Our Situation
The world is running out of raw materials and fresh water and is being overburdened with waste and the global construction industry is a major contributor being the largest consumer of resources and raw materials of any sector, responsible for about 33 per cent of emissions, 40 per cent of material consumption and 40 per cent of waste.
Our Challenge
In seeking to deal with this by advocating carbon neutral cities and a “sustainable” built environment, David Ness says that all the talk is about increasing efficiency of operational energy (heating, cooling, lighting) and reducing associated greenhouse gas emissions.There is a failure to account for resource consumption and “embodied carbon” in our buildings and we need to take this problem seriously. We need to find better ways to “reduce, reuse and recycle” in the construction industry. For anyone in doubt about the seriousness of this situation, look up the Guardian’s Concrete Week, five consecutive articles about the dangers of concrete as a construction material and major landfill component.
Our Question
How can we curtail this excessive resource consumption and waste production and protect our quality of life?
Our Guide to Action
And make no mistake, the size of this problem and the extent of the misery that we will experience if we do not solve it, means that we must all take action – as consumers and producers, as users of buildings and infrastructure and as those who write the policies that allow continued abuse or generate potential improvements.
In ‘The Impact of Overbuilding on People and the Planet’ (Cambridge Scholars Publishing, 2019) David A. Ness provides a guide to action, following the recommendations of the World Summit on Sustainable Development, Johannesburg, 2002, ‘which affirmed that all countries should promote sustainable consumption and production patterns by establishing a “sound material-cycle society”, in which the consumption of natural resources is reduced and environmental impacts are minimised. In both developed and developing countries, the key to achieving this was seen to be the promotion of the 3Rs (i.e. reduction, reuse and recycling of waste) in addition to ensuring the sound disposal of waste.’
David’s ideas are backed by years of research in Australia, Asia and especially China – and they are new, innovative, but also practical! “If we can make use of and adapt existing building and infrastructure stock, we save new carbon and resources,”
Practical Application
“We also need to design any new structures for ease of disassembly, adaptation and reuse, as part of a ‘circular’ built environment.” And to put this into practice he has been working with Arup. .

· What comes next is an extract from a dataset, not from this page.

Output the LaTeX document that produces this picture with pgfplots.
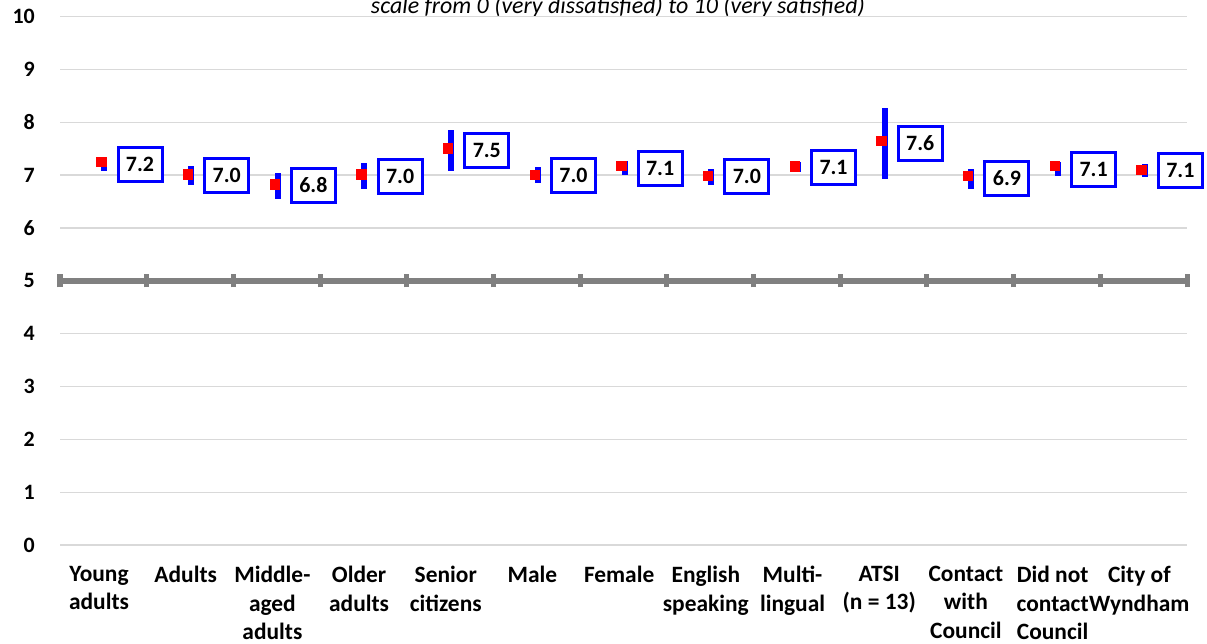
\documentclass[border=0pt]{standalone}
\usepackage{fontspec}
\setmainfont{Carlito}
\usepackage{pgfplots}
\pgfplotsset{compat=1.18}
\definecolor{gridgray}{RGB}{217,217,217}
\definecolor{axgray}{RGB}{128,128,128}
\definecolor{pblue}{RGB}{0,0,255}
\definecolor{pred}{RGB}{255,0,0}
\begin{document}
\begin{tikzpicture}
\path[use as bounding box] (0,0) rectangle (1207bp,-644bp);
\node[font=\itshape\fontsize{24}{28}\selectfont, anchor=base, inner sep=0pt] at (618bp,-13bp) {scale from 0 (very dissatisfied) to 10 (very satisfied)};
\begin{axis}[
  at={(60bp,-545bp)}, anchor=south west,
  scale only axis, width=1127bp, height=528.5bp,
  xmin=0, xmax=13, ymin=0, ymax=10,
  clip=false,
  axis line style={draw=none},
  major tick length=0pt,
  ytick={0,1,...,10},
  ymajorgrids, grid style={gridgray, line width=1.2bp},
  xtick={0.45,1.45,...,12.45},
  xticklabels={Young\\adults, Adults, Middle-\\aged\\adults, Older\\adults, Senior\\citizens, Male, Female, English\\speaking, Multi-\\lingual, ATSI\\(n = 13), Contact\\with\\Council, Did not\\contact\\Council, City of\\Wyndham},
  xticklabel style={font=\bfseries\fontsize{23.5}{28.5}\selectfont, align=center, anchor=north, inner sep=0pt, yshift=-21bp},
  yticklabel style={font=\bfseries\fontsize{22}{28}\selectfont, anchor=east, inner sep=0pt, xshift=-25bp},
  /pgf/number format/assume math mode=true,
]
% axis line at 5
\draw[axgray, line width=5.5bp] (axis cs:0,5) -- (axis cs:13,5);
\pgfplotsinvokeforeach{0,1,...,13}{\draw[axgray, line width=5bp] (axis cs:#1,5) ++(0,-6.5bp) -- ++(0,13bp);}
% confidence bars
\addplot[draw=none, mark=none, forget plot, error bars/.cd, y dir=both, y explicit, error mark=none, error bar style={pblue, line width=6bp}]
coordinates {
(0.512,7.215) +- (0,0.135)
(1.512,6.995) +- (0,0.185)
(2.512,6.790) +- (0,0.240)
(3.512,6.980) +- (0,0.240)
(4.512,7.465) +- (0,0.385)
(5.512,7.000) +- (0,0.150)
(6.512,7.130) +- (0,0.130)
(7.512,6.960) +- (0,0.150)
(8.512,7.150) +- (0,0.090)
(9.512,7.590) +- (0,0.670)
(10.512,6.925) +- (0,0.185)
(11.512,7.120) +- (0,0.130)
(12.512,7.080) +- (0,0.120)
};
% means
\addplot[only marks, mark=square*, mark size=4.7bp, mark options={fill=pred, draw=pred, line width=0pt}]
coordinates {
(0.477,7.25) (1.477,7.01) (2.477,6.82) (3.477,7.01) (4.477,7.50) (5.477,7.00) (6.477,7.17)
(7.477,6.98) (8.477,7.16) (9.477,7.65) (10.477,6.98) (11.477,7.17) (12.477,7.09)
};
% value labels
\addplot[draw=none, mark=none, point meta=explicit symbolic,
  nodes near coords={\pgfplotspointmeta}, nodes near coords align={center},
  every node near coord/.append style={font=\bfseries\fontsize{22}{26}\selectfont, draw=pblue, line width=3bp, fill=white, minimum width=44bp, minimum height=34bp, inner sep=0pt, anchor=center}]
coordinates {
(0.923,7.20) [7.2]
(1.923,7.00) [7.0]
(2.923,6.81) [6.8]
(3.923,6.98) [7.0]
(4.923,7.46) [7.5]
(5.923,7.00) [7.0]
(6.923,7.13) [7.1]
(7.923,6.97) [7.0]
(8.923,7.14) [7.1]
(9.923,7.60) [7.6]
(10.923,6.94) [6.9]
(11.923,7.11) [7.1]
(12.923,7.08) [7.1]
};
\end{axis}
\end{tikzpicture}
\end{document}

In 2017, the UniSA research team, of which David is a lead player, was awarded the Arup Global Research Challenge to further pursue his ideas. Part of the New Royal Adelaide Hospital was selected as a test case, with radio frequency identification tags attached to potentially reusable building components such as partitions, ceilings, doors and facade panels, and information such as location, size, type, and age of those components uploaded to a database. This successful ‘proof of concept’ opens the way to the next step – some commercially viable applications. It shows there’s an opportunity here to re-use systems that were previously sent to landfill or at best recycled for their raw materials,
The project has allowed the team to take advantage of relatively new technologies like BIM (Building Information Management) systems and cloud-based database storage systems to help track, categorise and organise building elements in a way that was never before possible.
What can you do?
There are many ideas in this book that you can combine with the latest technology if you are research inclined. But for me, the major impact of the book is on global mindsets. What we have for long taken as natural, normal, and indeed beneficial – that is, ever more building and construction – ‘more cranes in the skyline’ – are not natural, and we need to consider carefully whether the benefits they provide are worth the damage that they inevitably cause. This is not to say we should not build more, just that we need to do more to establish whether any particular proposal is of NET benefit.
For all who have a social and environmental conscience and concern, read
The Impact of Overbuilding on People and the Planet’ by David A Ness.
Thank you Penny for highlighting message of book so well. Most important of all, as you said, is to do more to establish whether a particular proposal is of NET benefit. The UK Green Building Council’s Framework on ‘Net Zero Carbon Buildings’ offers a glimmer of hope. In addition to being among the first to recognise the carbon ’embodied’ in the buildings and goods we consume, it emphasises that the greatest opportunities to reduce this are at earliest stages of a project – such as by considering the “build nothing”‘ option – “challenging the root cause of the need, explore alternative approaches to achieve the desired outcome”, or ‘build less’.
If the aim of the game is to build, building less is not an option. But what we might be able to do is to change public opinion on what we build. What would it take to think ‘capital investment’ – and invest in social capital?